July 11, 2025
Day 34 -Building the 2D CNN Model for ECG Spectrogram Classification
What I Learned
Today, I officially began working on the 2D Convolutional Neural Network (2D CNN) model for ECG signal classification using spectrogram images generated from the PTB-XL dataset. This marks the next phase of the project, shifting from 1D time-series and frequency-domain models to image-based deep learning approaches. The first part of the day was focused on reviewing the spectrogram preprocessing pipeline to ensure the input data was correctly formatted and normalized for the CNN. I confirmed the resolution, dimensions, and color channels of the spectrogram images, and verified that the labels were correctly aligned with each image. After that, I began building the initial 2D CNN architecture using PyTorch. The architecture currently includes multiple convolutional and max-pooling layers, ReLU activation functions, and dropout for regularization.

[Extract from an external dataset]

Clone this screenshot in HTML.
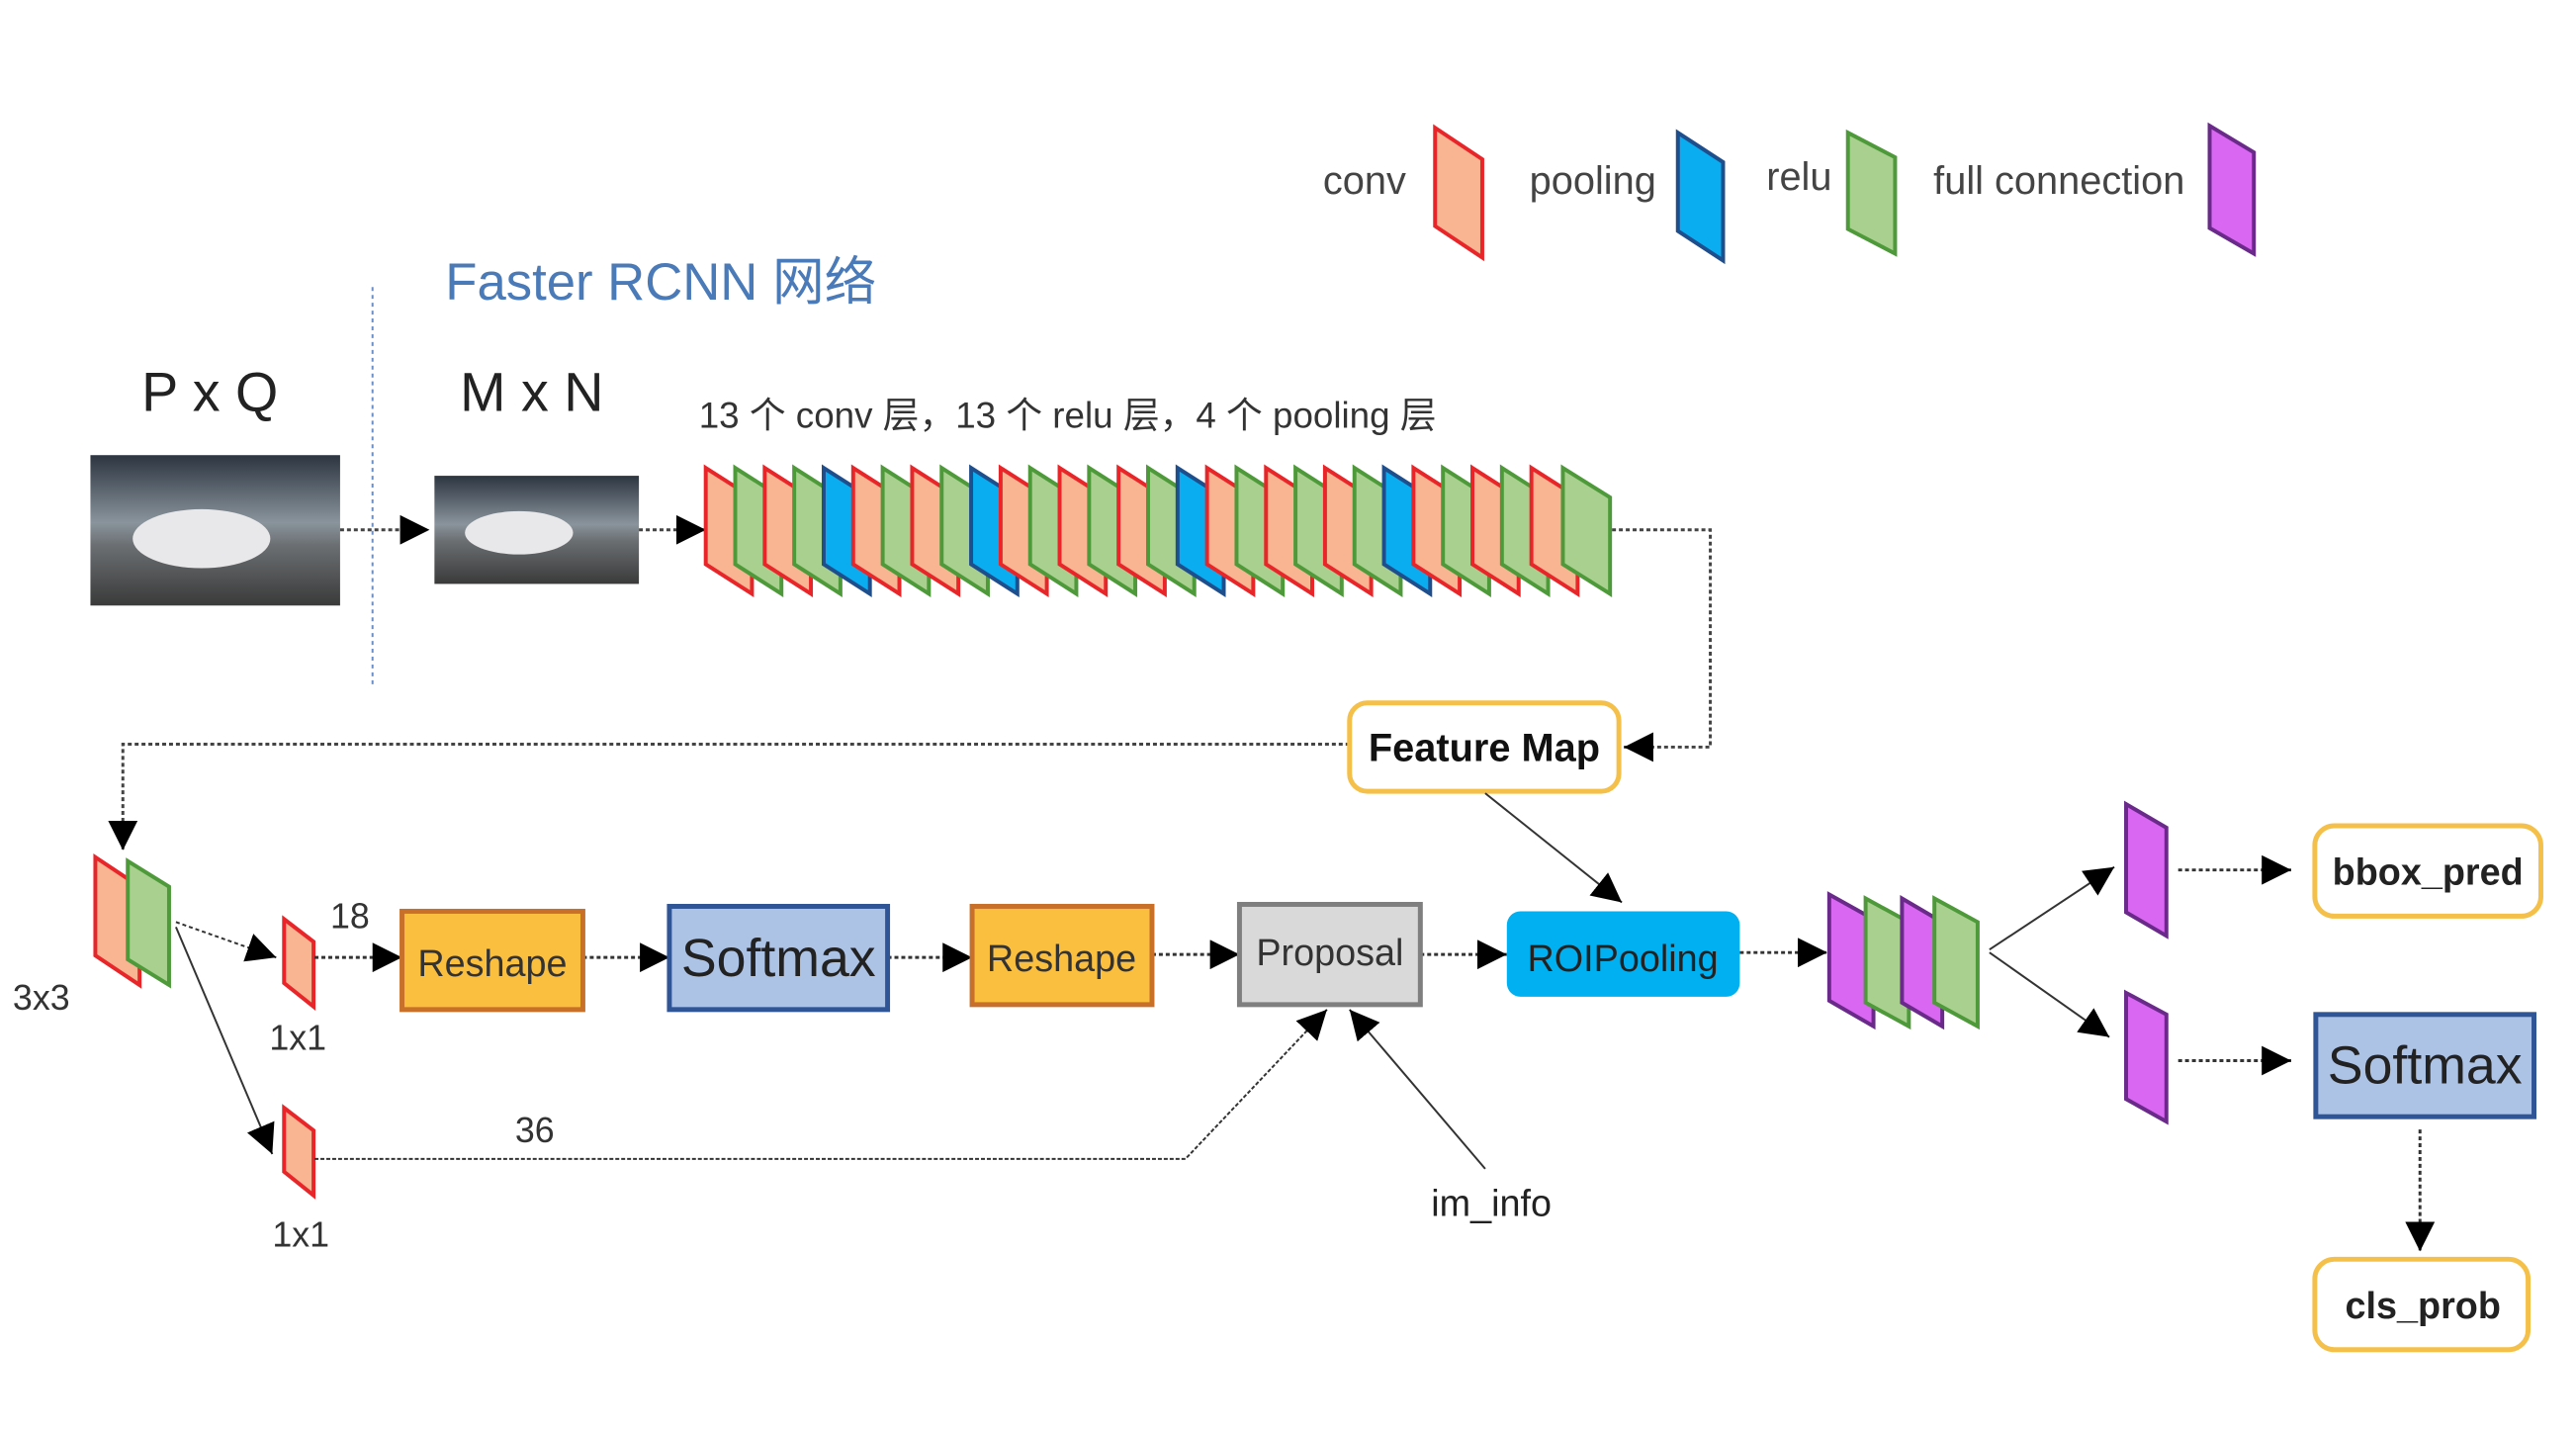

I also added flattening and fully connected layers to support classification across the five target ECG categories.
Blockers
No blockers.
Reflection
Today marked the beginning of my work on the 2D CNN model for ECG classification, and it felt like stepping into a new chapter of the project. After weeks of working with 1D time-series and frequency-domain data, switching to image-based learning using spectrograms pushed me to think differently — more like a computer vision task than a traditional signal processing one. I spent the first part of the day making sure the spectrogram images were clean, properly shaped, and correctly labeled. It was a reminder of how crucial data preparation is, especially in medical AI where even small misalignments can skew results. Once I had the data ready, I moved on to building the initial CNN architecture in PyTorch. I started simple: convolutional and pooling layers, ReLU activations, dropout, and a fully connected output layer. As I built, I found myself comparing different architectural styles — from classic VGG blocks to more modern ResNet ideas — and asking myself what balance of complexity and performance made sense for our dataset size.